Bernoulli's equation is a cornerstone of fluid mechanics. It relates the pressure, velocity, and elevation changes in fluid flow to the work done in a system. This powerful equation can be used to analyze fluid flow in various scenarios, including this pump system. In our problem, the elevation change is zero because the pump's inlet and outlet are aligned horizontally. The equation simplifies to reflect the balance between pressure change, velocity change, and the work done by the pump. This simplification lets us calculate how much energy the pump adds to the fluid flow.

mass flow rate

Mass flow rate is crucial because it tells us how much mass is moving through a system per unit of time. It is usually obtained by multiplying the density of the fluid by the volumetric flow rate. In this exercise, knowing the mass flow rate allows us to calculate both the kinetic energy change in the fluid and the energy conversion due to the pump. We calculated the mass flow rate using water's density at a given temperature and the volumetric flow, arriving at a result of 30 kg/s.

energy conservation

Energy conservation principles are fundamental in fluid mechanics and help us understand how energy is transferred and transformed in systems.
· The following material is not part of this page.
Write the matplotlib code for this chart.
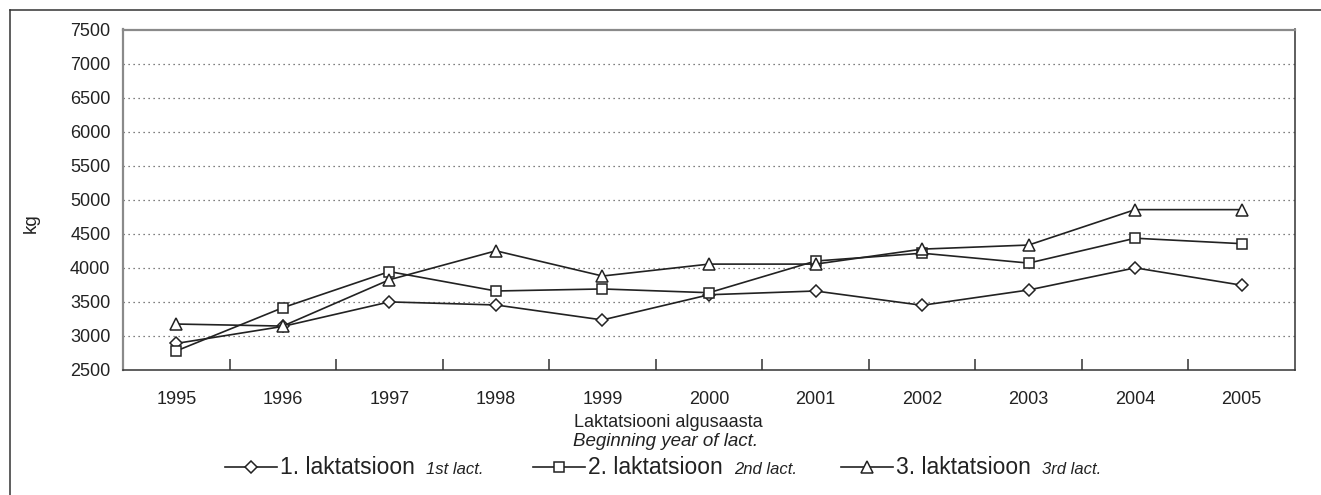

The energy delivered by the pump is split into kinetic energy changes and slight temperature changes in the fluid. Bernoulli's equation helps illustrate this energy conservation, demonstrating how input energy is utilized efficiently to either increase pressure, change velocity or slightly increase temperature.

pump work

Pump work represents the energy supplied by the pump to the fluid to induce flow and overcome resistance. In our exercise, we computed this work by considering both pressure changes and kinetic energy changes in the flowing water. The pump does a remarkable job in increasing the pressure, which is evident from the calculations, thereby providing the necessary flow conditions required for the system.

temperature change

The temperature change of the fluid indicates that some pump energy is used to increase the fluid's temperature. Although a 0.1°C increase seems minor, calculating the energy required for this rise gives a deeper understanding of how fluids store energy internally. By comparing this energy utilization to the total energy supplied by the pump, we found that 0.33% of the pump's energy is used for heating the water. This value offers insight into the system's thermal efficiency and showcases how even small temperature differences can be significant in high-energy systems.